A noted community leader and activist died Saturday after a short illness.

Beth Leder-Pack worked as an information analyst for the Rent Control Board for 25 years and was active in a multitude of community organizations, fighting for affordable housing and workers’ rights. A native of Connecticut and Pennsylvania and an alumna of Cornell University and the University of Pennsylvania, she received the Communitas Award from the State of California in 2001 for her commitment to civic leadership in Santa Monica.

Leder-Pack was a member of Santa Monicans for Renters’ Rights, Women’s International League for Peace and Freedom and the Santa Monica Democratic Club. She served as vice chair of the board of directors of Community Corporation of Santa Monica, vice chair of the Ocean Park Community Organization and on the board of directors for the Church in Ocean Park.

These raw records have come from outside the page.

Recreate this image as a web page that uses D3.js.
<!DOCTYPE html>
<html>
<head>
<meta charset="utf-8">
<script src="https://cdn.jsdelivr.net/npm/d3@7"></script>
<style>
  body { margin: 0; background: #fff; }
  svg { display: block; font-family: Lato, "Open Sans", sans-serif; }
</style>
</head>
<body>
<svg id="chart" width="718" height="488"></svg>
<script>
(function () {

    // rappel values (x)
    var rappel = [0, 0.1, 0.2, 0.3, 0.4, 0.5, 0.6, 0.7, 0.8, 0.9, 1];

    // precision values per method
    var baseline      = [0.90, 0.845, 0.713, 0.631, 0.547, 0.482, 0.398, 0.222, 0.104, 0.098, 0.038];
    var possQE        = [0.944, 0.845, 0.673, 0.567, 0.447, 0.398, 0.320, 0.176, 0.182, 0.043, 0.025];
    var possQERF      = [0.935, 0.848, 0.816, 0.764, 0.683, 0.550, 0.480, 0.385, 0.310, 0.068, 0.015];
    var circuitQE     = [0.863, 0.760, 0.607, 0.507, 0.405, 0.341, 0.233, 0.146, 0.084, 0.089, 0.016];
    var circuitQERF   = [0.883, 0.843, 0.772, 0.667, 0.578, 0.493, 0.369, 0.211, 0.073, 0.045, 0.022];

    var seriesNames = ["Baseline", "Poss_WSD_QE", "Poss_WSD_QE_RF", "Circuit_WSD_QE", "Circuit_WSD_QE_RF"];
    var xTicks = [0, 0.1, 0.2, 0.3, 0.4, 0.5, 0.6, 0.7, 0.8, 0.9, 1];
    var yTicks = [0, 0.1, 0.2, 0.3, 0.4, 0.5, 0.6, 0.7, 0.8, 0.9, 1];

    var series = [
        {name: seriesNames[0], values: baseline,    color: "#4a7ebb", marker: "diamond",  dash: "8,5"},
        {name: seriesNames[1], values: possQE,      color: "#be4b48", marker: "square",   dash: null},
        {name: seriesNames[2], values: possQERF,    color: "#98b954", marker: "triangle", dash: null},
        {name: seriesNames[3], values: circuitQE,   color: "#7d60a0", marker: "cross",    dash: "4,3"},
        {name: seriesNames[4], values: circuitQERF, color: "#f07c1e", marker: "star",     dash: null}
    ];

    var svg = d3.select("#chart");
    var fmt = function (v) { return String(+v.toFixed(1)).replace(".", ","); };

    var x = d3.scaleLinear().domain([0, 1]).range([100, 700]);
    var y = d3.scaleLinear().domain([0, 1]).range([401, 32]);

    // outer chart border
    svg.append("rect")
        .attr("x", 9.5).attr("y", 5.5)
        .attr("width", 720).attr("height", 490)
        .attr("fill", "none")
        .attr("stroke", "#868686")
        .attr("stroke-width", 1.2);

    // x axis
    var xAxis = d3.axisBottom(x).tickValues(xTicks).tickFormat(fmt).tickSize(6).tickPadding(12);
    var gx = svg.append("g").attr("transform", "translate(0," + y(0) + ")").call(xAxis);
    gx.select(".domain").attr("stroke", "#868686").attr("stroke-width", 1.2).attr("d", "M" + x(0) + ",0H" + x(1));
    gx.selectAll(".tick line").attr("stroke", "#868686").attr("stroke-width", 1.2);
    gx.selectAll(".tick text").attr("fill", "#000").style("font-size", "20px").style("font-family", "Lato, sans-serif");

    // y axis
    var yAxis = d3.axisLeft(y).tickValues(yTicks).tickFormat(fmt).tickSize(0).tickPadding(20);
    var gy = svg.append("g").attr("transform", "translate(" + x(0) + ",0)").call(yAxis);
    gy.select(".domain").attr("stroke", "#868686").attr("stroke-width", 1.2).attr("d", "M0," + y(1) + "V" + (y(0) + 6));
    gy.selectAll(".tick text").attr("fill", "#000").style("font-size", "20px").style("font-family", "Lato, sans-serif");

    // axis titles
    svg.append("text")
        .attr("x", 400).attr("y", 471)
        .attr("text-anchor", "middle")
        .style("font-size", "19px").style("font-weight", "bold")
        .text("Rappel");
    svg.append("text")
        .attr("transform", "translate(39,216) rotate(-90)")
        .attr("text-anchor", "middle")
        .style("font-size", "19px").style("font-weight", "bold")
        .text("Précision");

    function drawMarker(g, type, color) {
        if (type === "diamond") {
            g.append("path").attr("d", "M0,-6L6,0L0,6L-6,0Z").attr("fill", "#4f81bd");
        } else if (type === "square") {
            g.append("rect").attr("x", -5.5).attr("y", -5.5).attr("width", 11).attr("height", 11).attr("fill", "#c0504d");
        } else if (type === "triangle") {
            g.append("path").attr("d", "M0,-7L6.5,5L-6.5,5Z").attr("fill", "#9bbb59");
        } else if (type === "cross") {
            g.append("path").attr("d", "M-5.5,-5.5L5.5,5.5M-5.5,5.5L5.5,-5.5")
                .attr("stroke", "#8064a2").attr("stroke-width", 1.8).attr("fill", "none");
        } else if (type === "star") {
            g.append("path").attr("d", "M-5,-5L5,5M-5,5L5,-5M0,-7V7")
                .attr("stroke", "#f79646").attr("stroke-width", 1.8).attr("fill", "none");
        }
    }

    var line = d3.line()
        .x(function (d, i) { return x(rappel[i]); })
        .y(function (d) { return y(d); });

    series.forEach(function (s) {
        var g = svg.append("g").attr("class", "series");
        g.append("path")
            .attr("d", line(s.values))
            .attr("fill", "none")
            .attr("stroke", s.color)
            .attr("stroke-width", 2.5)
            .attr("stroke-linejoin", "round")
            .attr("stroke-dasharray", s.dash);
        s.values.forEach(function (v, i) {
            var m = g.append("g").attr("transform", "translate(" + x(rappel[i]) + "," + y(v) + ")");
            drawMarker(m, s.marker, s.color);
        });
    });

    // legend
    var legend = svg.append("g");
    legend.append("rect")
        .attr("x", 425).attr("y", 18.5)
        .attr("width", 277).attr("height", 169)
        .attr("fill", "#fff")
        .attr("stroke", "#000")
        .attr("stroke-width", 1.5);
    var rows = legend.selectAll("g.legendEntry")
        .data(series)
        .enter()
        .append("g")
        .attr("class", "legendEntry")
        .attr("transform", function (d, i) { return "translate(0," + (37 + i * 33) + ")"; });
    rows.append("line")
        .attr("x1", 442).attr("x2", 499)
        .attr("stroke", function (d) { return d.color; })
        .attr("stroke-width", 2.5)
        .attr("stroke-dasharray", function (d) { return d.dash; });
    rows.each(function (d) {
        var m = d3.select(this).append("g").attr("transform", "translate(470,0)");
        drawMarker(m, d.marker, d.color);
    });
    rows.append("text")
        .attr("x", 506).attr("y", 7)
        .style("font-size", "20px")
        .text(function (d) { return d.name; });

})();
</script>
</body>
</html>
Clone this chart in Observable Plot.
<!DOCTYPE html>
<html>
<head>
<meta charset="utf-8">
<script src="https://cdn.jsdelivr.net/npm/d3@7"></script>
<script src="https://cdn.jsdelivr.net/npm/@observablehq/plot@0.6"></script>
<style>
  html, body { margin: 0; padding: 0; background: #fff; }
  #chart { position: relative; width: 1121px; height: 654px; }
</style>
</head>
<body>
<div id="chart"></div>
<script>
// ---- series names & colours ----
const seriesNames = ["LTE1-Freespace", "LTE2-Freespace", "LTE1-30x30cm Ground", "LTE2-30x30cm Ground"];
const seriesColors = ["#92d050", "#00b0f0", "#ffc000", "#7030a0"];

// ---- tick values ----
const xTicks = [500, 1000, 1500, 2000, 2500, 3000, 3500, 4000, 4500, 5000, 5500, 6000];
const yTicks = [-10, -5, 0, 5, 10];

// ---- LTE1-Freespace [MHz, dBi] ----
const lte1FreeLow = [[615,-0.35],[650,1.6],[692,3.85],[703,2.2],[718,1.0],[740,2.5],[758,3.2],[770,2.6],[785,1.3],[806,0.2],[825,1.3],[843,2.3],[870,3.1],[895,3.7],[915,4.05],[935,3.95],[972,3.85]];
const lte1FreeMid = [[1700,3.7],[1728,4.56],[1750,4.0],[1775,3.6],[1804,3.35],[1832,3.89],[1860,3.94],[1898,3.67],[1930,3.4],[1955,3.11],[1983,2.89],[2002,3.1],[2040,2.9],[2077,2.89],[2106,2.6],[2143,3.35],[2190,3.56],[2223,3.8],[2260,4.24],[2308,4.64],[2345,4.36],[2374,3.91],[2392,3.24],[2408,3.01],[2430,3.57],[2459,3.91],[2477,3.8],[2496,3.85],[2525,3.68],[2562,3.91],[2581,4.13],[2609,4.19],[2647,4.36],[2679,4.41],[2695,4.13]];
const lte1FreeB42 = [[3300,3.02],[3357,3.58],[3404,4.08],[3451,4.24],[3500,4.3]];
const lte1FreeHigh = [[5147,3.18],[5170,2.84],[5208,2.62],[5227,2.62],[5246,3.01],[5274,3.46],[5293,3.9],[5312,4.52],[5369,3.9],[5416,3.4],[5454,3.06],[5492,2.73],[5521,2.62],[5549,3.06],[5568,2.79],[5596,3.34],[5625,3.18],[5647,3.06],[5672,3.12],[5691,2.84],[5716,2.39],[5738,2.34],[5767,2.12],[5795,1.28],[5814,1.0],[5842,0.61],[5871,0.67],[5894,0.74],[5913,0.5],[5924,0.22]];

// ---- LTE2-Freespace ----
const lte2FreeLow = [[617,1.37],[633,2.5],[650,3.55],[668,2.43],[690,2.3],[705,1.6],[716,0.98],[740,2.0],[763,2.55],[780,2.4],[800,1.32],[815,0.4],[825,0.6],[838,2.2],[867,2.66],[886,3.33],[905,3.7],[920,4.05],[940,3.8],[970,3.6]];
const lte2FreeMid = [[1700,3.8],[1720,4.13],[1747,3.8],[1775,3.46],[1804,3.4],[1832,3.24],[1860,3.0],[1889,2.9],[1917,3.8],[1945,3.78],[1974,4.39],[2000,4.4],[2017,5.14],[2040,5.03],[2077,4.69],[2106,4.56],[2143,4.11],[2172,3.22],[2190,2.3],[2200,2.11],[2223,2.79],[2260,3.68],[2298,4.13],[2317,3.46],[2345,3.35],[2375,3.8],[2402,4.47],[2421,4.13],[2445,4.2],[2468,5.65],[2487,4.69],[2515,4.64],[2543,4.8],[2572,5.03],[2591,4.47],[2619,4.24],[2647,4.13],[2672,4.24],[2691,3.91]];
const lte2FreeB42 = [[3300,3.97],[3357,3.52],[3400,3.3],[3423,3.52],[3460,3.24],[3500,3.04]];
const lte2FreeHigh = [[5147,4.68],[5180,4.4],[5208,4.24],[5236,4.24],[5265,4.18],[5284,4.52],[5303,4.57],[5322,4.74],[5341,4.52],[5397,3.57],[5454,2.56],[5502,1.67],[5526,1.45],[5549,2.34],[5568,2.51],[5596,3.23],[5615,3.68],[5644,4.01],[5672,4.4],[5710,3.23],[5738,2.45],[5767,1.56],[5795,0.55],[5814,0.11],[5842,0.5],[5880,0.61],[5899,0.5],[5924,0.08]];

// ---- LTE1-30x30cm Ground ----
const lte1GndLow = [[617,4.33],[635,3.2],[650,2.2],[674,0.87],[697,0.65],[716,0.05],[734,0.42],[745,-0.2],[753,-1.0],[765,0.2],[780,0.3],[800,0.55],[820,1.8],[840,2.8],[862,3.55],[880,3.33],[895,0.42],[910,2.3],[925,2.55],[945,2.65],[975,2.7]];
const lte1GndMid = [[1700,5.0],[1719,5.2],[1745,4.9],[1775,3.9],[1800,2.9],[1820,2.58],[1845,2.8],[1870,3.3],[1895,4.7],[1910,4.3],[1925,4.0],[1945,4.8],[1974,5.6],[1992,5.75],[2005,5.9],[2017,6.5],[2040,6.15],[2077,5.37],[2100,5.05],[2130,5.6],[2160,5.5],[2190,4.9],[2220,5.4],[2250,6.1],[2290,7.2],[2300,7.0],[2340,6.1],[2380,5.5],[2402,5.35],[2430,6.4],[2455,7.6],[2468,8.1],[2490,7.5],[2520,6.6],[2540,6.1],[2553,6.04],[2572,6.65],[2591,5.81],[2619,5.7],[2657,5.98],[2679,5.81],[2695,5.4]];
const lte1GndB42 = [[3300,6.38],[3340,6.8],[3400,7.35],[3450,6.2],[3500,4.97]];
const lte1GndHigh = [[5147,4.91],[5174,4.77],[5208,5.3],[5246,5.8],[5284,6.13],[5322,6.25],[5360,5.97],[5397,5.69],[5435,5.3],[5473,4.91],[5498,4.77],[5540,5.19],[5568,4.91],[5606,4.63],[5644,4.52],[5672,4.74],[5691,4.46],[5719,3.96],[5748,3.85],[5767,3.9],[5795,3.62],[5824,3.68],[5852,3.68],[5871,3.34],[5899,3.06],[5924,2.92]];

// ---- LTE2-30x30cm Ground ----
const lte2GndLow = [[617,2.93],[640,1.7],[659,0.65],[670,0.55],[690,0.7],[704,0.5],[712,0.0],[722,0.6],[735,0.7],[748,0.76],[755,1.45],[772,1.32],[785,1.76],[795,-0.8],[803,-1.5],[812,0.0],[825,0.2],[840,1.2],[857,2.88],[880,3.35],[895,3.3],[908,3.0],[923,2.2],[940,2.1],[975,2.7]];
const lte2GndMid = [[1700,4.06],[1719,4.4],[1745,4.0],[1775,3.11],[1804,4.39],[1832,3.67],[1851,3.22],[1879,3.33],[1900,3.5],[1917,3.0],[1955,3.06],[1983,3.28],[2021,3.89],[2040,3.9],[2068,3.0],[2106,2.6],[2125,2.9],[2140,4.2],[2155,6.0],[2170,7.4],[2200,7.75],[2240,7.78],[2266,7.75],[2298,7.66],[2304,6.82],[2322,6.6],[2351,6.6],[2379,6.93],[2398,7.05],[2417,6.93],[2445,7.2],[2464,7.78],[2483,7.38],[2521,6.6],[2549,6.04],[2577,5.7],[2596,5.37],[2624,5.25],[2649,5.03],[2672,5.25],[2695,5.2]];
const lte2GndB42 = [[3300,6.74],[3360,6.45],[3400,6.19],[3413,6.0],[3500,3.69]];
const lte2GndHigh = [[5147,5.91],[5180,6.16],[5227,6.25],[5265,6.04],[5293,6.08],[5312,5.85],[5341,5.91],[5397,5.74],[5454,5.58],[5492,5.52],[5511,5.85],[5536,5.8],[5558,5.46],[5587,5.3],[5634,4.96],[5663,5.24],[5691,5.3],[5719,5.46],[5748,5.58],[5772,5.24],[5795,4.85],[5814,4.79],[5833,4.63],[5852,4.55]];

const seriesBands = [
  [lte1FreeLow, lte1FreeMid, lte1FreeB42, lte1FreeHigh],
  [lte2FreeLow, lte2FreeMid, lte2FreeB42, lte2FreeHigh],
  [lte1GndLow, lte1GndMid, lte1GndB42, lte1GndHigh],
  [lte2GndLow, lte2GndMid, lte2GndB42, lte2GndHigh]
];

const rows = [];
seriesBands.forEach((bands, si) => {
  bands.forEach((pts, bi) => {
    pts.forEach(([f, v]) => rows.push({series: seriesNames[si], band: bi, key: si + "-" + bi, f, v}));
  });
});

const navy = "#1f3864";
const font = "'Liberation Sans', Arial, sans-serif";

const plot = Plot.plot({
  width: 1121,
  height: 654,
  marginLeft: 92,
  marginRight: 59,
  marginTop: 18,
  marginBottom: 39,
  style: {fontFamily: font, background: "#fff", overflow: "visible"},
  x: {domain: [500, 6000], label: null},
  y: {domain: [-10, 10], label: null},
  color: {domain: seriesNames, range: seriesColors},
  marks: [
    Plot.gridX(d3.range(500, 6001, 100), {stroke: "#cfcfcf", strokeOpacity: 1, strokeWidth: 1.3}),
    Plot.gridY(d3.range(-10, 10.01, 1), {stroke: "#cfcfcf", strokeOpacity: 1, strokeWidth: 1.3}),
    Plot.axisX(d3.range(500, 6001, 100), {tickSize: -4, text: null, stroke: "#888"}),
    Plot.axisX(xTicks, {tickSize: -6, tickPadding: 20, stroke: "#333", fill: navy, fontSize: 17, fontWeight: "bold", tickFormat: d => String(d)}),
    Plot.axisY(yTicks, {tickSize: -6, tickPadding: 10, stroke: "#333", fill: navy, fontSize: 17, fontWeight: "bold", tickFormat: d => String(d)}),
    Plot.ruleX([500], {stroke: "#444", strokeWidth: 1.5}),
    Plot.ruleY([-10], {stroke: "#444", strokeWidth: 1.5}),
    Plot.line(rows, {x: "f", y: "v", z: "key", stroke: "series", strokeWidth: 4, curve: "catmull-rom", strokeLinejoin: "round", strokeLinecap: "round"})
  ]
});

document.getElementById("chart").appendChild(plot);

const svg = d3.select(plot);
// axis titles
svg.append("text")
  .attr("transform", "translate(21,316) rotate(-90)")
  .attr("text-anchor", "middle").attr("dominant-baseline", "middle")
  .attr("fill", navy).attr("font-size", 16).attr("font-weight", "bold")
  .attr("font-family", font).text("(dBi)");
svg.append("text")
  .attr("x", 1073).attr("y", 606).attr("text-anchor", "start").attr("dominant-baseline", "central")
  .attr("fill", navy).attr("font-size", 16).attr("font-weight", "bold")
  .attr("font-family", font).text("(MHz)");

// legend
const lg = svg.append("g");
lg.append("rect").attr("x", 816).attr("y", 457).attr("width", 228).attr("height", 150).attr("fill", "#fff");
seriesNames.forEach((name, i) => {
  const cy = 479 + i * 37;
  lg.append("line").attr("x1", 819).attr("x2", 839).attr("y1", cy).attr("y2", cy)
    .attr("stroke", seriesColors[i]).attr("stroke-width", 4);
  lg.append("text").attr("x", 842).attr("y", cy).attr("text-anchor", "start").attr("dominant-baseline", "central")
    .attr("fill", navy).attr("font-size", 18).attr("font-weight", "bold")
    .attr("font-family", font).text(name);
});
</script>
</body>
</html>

She was also a founding member of Santa Monicans Allied for Responsible Tourism and a union leader.

Friends and colleagues of Leder-Pack said she always went out of her way to help people in her role at the Rent Control Board.

“She kindly and enthusiastically talked people through some of the most complicated and impactful events in their lives,” said board member Anastasia Foster. “She was always willing to stay on the phone a little longer and go a little deeper to help a citizen in need.”

Dan Costello, the board’s public information manager, said many tenants and landlords would only go to Leder-Pack for advice. If she thought someone needed special attention, Costello said, she would put together a list of contacts and referrals to help them.

“She gained a following that thought no one else here would be as caring as she was. We ended up calling them ‘Beth’s people’,” he said. “She was always empowering people to get it together, to know their rights and take action. She did that with tenants and landlords alike.”

Maryanne Laguardia, a landlord and longtime friend of Leder-Pack, first met her during a visit to the Rent Control office. After speaking with her, Laguardia wrote a letter to the City Manager about Leder-Pack’s talent for explaining complicated issues.

“I’m a lawyer, a landlord and a Noma resident, so when I went to the Rent Control Board, I thought I was in enemy territory,” Laguardia said. “She could not have been nicer or more helpful.”

Laguardia said she had great respect for Leder-Pack’s work as a community activist, though they sometimes disagreed.

“She was an unusually fair person in a town of very opinionated people,” she said. “When we weren’t on the same side, she explained her position clearly and with respect for mine. She sometimes got more information about a topic and changed her position, and I thought that was a noble thing.”

Former mayor Judy Abdo, who had been a close friend of Leder-Pack since she moved to Santa Monica, said she was a devoted mother to her only child, Anna.

“I believe Anna was always first in her thoughts about what she was going to do with her life and Beth followed her heart to work on issues that were very important to her and set an example for Anna to do the same,” Abdo said.

Leder-Pack is survived by her daughter, her brother, Michael Jay Leder, father Bob Leder, stepmother Rowena Harner-Leder, and cousins Debra and John Kalish. In lieu of gifts, her family has asked donations be made to A Purposeful Rescue, a non-profit that saves overlooked, medically challenged and senior dogs from high-kill Los Angeles shelters and The Lange Foundation, a non-profit that gives a future to abandoned cats and dogs.